I'm not sure how to transform the text you sent into clear and cogent language that helps make your research and references neatly explain the objects you are working on for the show. I think part of why you're struggling with the text (and why Jason and I are too) is that there feels like a renewed urgency for art to help us locate our humanity and our confusion and our anxiety in a moment when no tweet or talking head or think piece can. Art speak and cleverness and sharp research doesn't feel right anymore. I want a grunting, stupid, but honest language--a language that tears off our mask of entitlement and separation. So here's my shot at explaining your show:
Joel is a twin, he grew up in Atlanta during the economic abundance of the 90's and his childhood was characterized by "you-can-do-anything" directives from the baby boomers that brought our generation into the world; parents who grew up with their own promise of a new liberal social order following the protests and upset of the late 1960's. Joel was just exiting childhood and entering the abyss of teenage gloom when the twin towers came down. The external event provided a clear break from the innocence of childhood, and set in motion a violent global reorganization more in tune with the chaos of a changing teenage body.

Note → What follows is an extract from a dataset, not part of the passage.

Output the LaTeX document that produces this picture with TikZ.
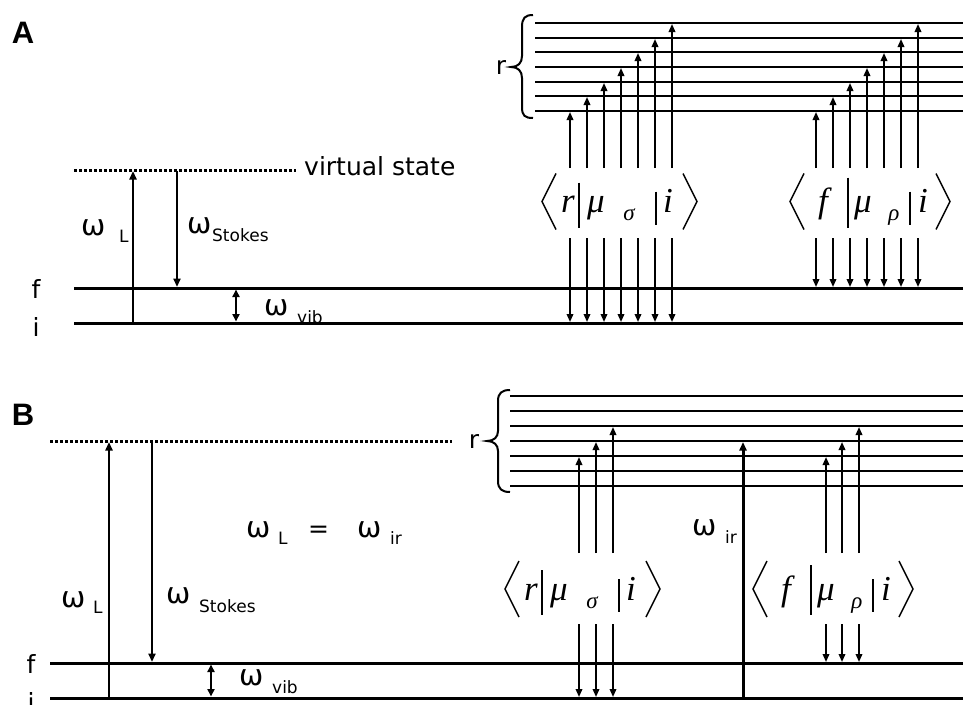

Now Joel is an adult living in New York City, wondering how to ascribe any kind of order to a zoomed out version of his context as the planet buckles under the gigantic ego of productivity and human exceptionalism. A table set to serve its own severed leg, two cities fit into one, a child with an imagination made of wood, two abici, and a split line of communication… “Powers of 7-8-9” is a historical mashup cum art exhibition that playfully turns a value system against itself. Here, a cultural reference, turned riddle, turned allegory replaces Eames’ Powers of 10’s promise of exponential growth towards infinity with, instead, a building set of single digits that might propose a new cadence for indivisibility.
How's that?
Love,
Erin and Jason
Joel Dean (born 1986, Atlanta, GA) lives and works in New York City. He graduated from the School of the Art Institute of Chicago with a Bachelors of Fine Art in 2009 and received fellowships from the Yale Summer School of Music and Art (2008), and the Ox-Bow School of Art and Artist Residency (2009). He co-founded Important Projects in Oakland in 2009 and helped to oversee the space’s program through 2014. His work has appeared in exhibitions at the I.S.C.P. (New York), Weekends (London), Princess (New York), Kimberly Klark (New York), Mini Bar Artists Space (Stockholm), Bureau (New York), Lodos (Mexico City), Jancar Jones (Los Angeles), and Bodega (New York). This is his first solo show at the space and in Atlanta, GA.